ROBINS — David Novak was telling a story most of the students in the Westfield Elementary School library Wednesday, April 13, 2011, had heard before: Jack and the Beanstalk.
It just usually doesn’t involve a long loop of yellow string.
Novak, a professional storyteller from Asheville, N.C., held his hands apart forming a web of yellow lines between them in the shape of a long beanstalk as he spoke of Jack and his trip into the clouds. He then looped the string around his ears and let it fall slack against his chest forming an outline of a long beard.
“Fee, fi, fo, fum, I smell the blood of an Englishman,” he bellowed as his audience of first-and second-grade students broke into laughter.

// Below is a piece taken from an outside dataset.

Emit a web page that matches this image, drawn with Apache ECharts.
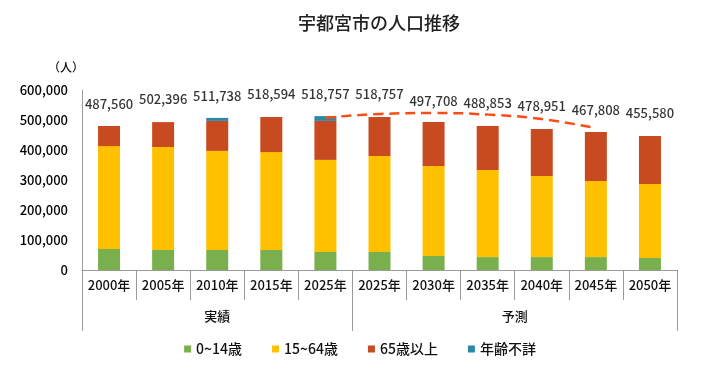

Novak is visiting all the elementary schools in the Linn-Mar school district this week as part of the school’s Stories Alive program, paid for by the Linn-Mar School Foundation and Hills Bank. He frequently travels around the country to tell stories in schools and his work as a storyteller and educator has garnered him national acclaim,
Jack and the Beanstalk is just one story where Novak uses strings as visual aids while he acts out the story, a performance he recently captured in his book “String Figure Jack.” He also uses the shoelaces in his sneakers to tell stories that will help kids remember how to tie their shoes.
Novak said his entry into the field came as a result of not being able to pick just one theatrical role for his career.
“I found that storytelling brought together all my different interests into one package. Now, I’m my own writer, director, performer and designer and I am the author of my works,” he said.
Equally important as the creative aspect for Novak is the opportunity to educate using the arts. Novak believes that the actual verbal telling of stories is an important part of any child’s upbringing.
“Stories have historically given growing children the ability to perceive pattern and shape in the world and events around them,” he said.
The school feels the same way as Linn-Mar’s Stories Alive program is now in its 20th year, according to foundation president Shelley Woods.
Whether they realized that they were learning patterns or not, the students received Novak’s act with enthusiasm. Jake Nickel, 7, said the Jack and the Beanstalk part was his favorite, and that he had only previously heard the story on a computer.
Hannah Graland, 7, preferred a story Novak told about a sinking ship where he folded a newspaper into a cutout of a life preserver.
“He did a really good job, it was very funny,” Graland said.